What if I don’t like my new home? What if I don’t like the people I live with? What if I don’t like the neighborhood? What is it, that makes a home? All these what-ifs have highlighted the level of extreme independence which I’ve had upon my parents, living in their house, eating their food…etc etc. It also brought up the idea that this house has never really belonged to me at all, yet I have been so comfortable within it throughout my life I have come to know it as a HOME. How can I ever transform any other place I come to live in in the future into this homely structure I have been brought up within? Will it ever feel the same?

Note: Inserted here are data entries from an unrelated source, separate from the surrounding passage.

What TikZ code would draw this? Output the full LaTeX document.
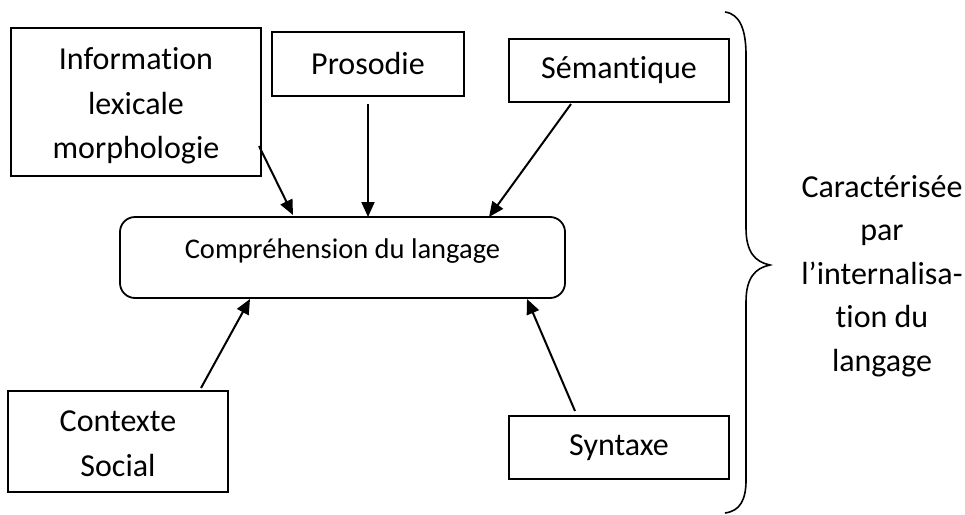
\documentclass[tikz,border=0pt]{standalone}
\usepackage{fontspec}
\setmainfont{Carlito}[Ligatures=NoCommon]
\usetikzlibrary{arrows.meta}
\begin{document}
\begin{tikzpicture}[x=1pt,y=-1pt,
  box/.style={draw, line width=1.8pt, inner sep=0pt, align=center,
    font=\fontsize{32}{44.5}\selectfont},
  conn/.style={line width=2pt, -{Triangle[length=15pt,width=13pt]}},
  brace/.style={line width=1.6pt},
  side/.style={align=center, inner sep=0pt, font=\fontsize{32}{43.5}\selectfont}
]
\useasboundingbox (0,0) rectangle (965,514);
% boxes
\node[box, minimum width=250pt, minimum height=148pt] (info) at (136,102)
  {\rule{0pt}{30pt}Information\\lexicale\\morphologie};
\node[box, minimum width=192pt, minimum height=64pt] (pros) at (368,64) {Prosodie};
\node[box, minimum width=220pt, minimum height=63pt] (sem) at (619,70.5) {Sémantique};
\node[box, rounded corners=15pt, minimum width=445pt, minimum height=81pt,
  font=\fontsize{28.5}{34}\selectfont,
  text height=20pt, text depth=19pt] (comp) at (342.5,257.5) {Compréhension du langage};
\node[box, minimum width=220pt, minimum height=101pt] (ctx) at (118,441.5)
  {\rule{0pt}{25.6pt}Contexte\\Social};
\node[box, minimum width=220pt, minimum height=63pt] (syn) at (619,447.5) {Syntaxe};
% side text
\node[side] (car) at (882,276)
  {Caractérisée\\par\\l’internalisa-\\tion du\\langage};
% connector end points
\coordinate (infoOut) at (259,146);
\coordinate (infoIn) at (293,215);
\coordinate (prosOut) at (368,104);
\coordinate (prosIn) at (368,217);
\coordinate (semOut) at (571,104);
\coordinate (semIn) at (489,217);
\coordinate (ctxOut) at (201,388);
\coordinate (ctxIn) at (250,299);
\coordinate (synOut) at (575,411);
\coordinate (synIn) at (527,299);
\draw[conn] (infoOut) -- (infoIn);
\draw[conn] (prosOut) -- (prosIn);
\draw[conn] (semOut) -- (semIn);
\draw[conn] (ctxOut) -- (ctxIn);
\draw[conn] (synOut) -- (synIn);
% brace
\draw[brace] (725,12) .. controls (740,14) and (746,30) .. (746,55)
  -- (746,228) .. controls (746,252) and (755,262) .. (770,265)
  .. controls (755,268) and (746,278) .. (746,302)
  -- (746,480) .. controls (746,500) and (740,511) .. (725,513);
\end{tikzpicture}
\end{document}
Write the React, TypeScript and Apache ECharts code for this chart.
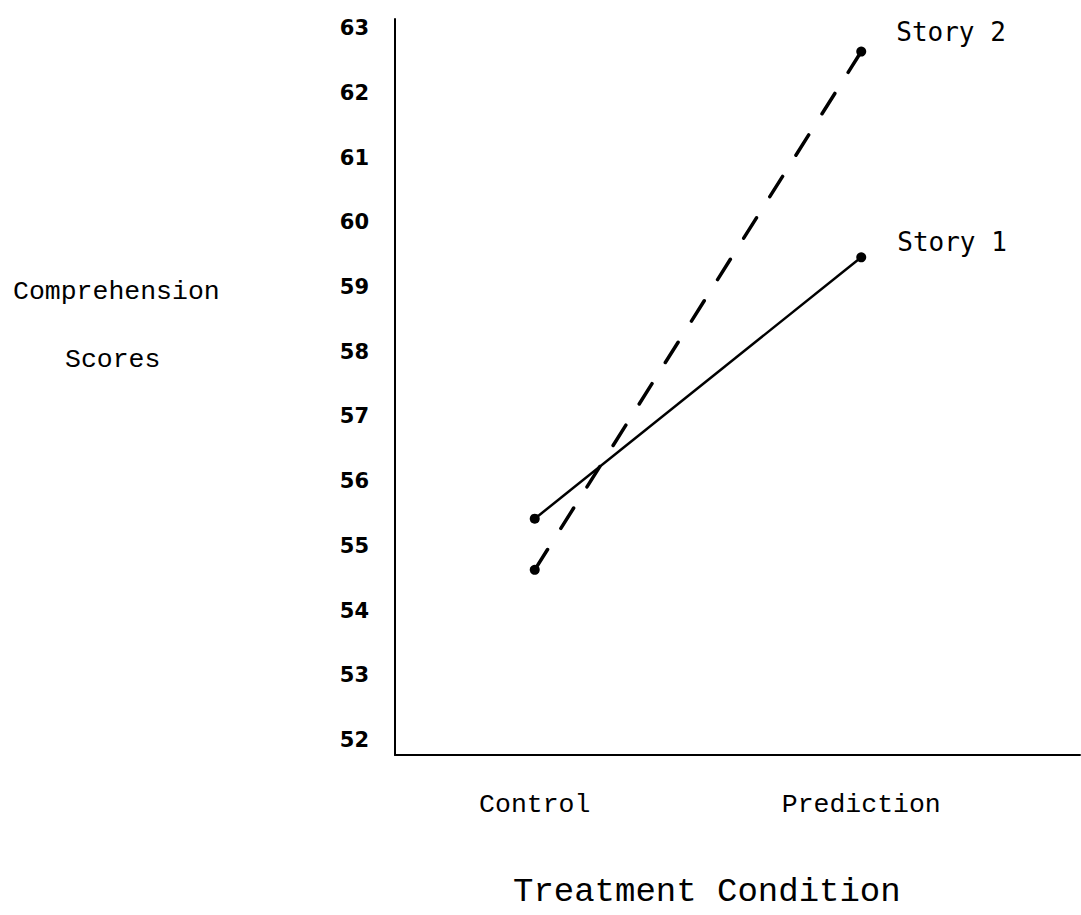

Throughout all these unanswered questions and self revelations I have been overcome with a huge element of detachment and loneliness. The reluctance to let go of the things that we are used to, the things that we depend on is typical of the fear of uncertainty, the fear of change. However, we come to realise that change is the only certain thing in our lives and throughout our lives we learn to adapt. It is through experience that we really learn what it is that makes a home. I have only lived one chapter of my life in this home, there will come a time in quite possibly months, that I will open a new chapter of my life experiencing new things impacting my concepts of what is a home and what is my routine. Life changes and we learn to change with it. It might be hard at first but if you think of any other hard situation in your life, you have inevitably got through it in some shape or form otherwise you wouldn’t be here. You perceive the problem, deal with it and continue on, embracing whatever changes come with each problem/transition/change.

“Let the shards fall where they may.”